Vor kurzem haben wir in der Vorlesung die verfassungsrechtlichen Voraussetzungen für staatliche Unternehmen behandelt. In diesem Zusammenhang hat mich ein Student darauf aufmerksam gemacht, dass ein staatliches Unternehmen auch dazu eingesetzt werden könnte, andere private Marktteilnehmer zu disziplinieren. Konkret hat er auf die Idee eines HSGlers hingewiesen, dass der Kanton Baselland eine kantonale Krankenkasse gründen könnte, die Gegendruck auf den Prämienanstieg ausüben würde (Die BaZ hat darüber berichtet).
Man kann sich heute darüber streiten, ob die verfassungsrechtlichen Voraussetzungen für den Einstieg des Kantons in den Krankenversicherungsmarkt gegeben sind (gesetzliche Grundlage, öffentliches Interesse, Verhältnismässigkeit nach Art. 5 BV). Das Bundesgericht hat kürzlich im Fall Glarnersach diese Voraussetzungen derart gelockert, dass der unternehmerischen Tätigkeit durch den Staat rechtlich kaum noch Grenzen gesetzt sind (siehe dazu zB meine Urteilsbesprechung).
Die Idee, dass staatliche Unternehmen als "Vorbild" für andere private Unternehmen im Markt dienen können, ist nicht neu (es ist eine Art "Yardstick-Competition"). So habe ich für den Postmarkt schon die Meinung vertreten, dass ein staatliches Unternehmen im Markt als ERSATZ für eine Postmarktregulierung dienen könnte (siehe hier in Deutsch und Englisch). Für den Bereich der Krankenversicherung gibt es dagegen keinerlei Hinweis, dass eine kantonale Krankenkasse positive Effekte auf den Prämienanstieg haben könnte. Dies aus folgenden Gründen:
- Die Krankenversicherung ist bereits ein komplex reguliertes System. Eine kantonale Krankenkasse würde keine neuen unternehmerischen Spielräume für die privaten Krankenkassen schaffen, sondern zusätzliche Komplexität in dieses System bringen.
- Der Kanton hat schon vielfältige Spielräume zur Beeinflussung der Krankenkassenprämien. Der Kanton ist Eigentümer der meisten Spitäler und agiert gleichzeitig als Preisregulator (zB Art. 47 KVG). Es ist prima vista nicht ersichtlich, wieso sich der Kanton als zusätzlicher Eigentümer einer Krankenkasse nun plötzlich anders verhalten würde.
- Setzt die kantonale Krankenkasse ihre Prämien nach politischen Gesichtspunkten fest, so verliert sie an Effizienz und Wettbewerbsfähigkeit.
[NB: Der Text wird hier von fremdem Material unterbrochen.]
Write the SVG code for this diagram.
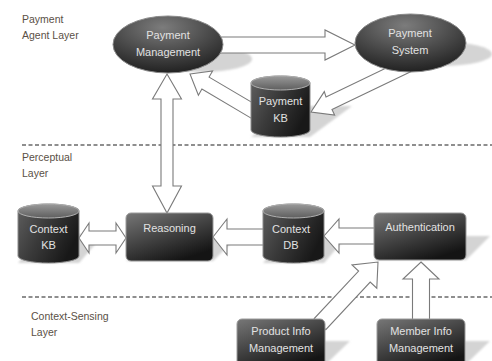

Setzt sie ihre Prämien nach unternehmerischen Gesichtspunkten fest, so verhält sie sich gleich wie die Privaten und verliert ihre Rechtfertigung.
- Soll die kantonale Krankenkasse tatsächlich Prämiendruck ausüben, müsste sie über Marktmacht verfügen. Dies kann sie aber nur erreichen, wenn ihr der Kanton in unzulässiger Weise Wettbewerbsvorteile einräumt. So sind ein "Wissenstransfer aus der Gesundheitsdirektion" angedacht und eine zinsgünstige "Finanzierung vom Staat". Ersteres ist ein unauflösbarer Interessenkonflikt. Letzteres ist nichts anderes als eine Quersubventionierung von Risiken durch den kantonalen Steuerzahler.
Zusammenfassend: Es wäre angebracht, wenn sich die Gesetzgeber (im Bund und in den Kantonen) dazu hinreissen könnten, die bestehende Regulierung und die bestehenden Instrumente zum Tragen zu bringen statt weitere ungewisse Regulierungsexperimente und Einbrüche in die privatwirtschaftliche Ordnung zu erwägen. Ein regulatorischer Handlungsbedarf im Bereich der Krankenversicherung ist durchaus ausgewiesen.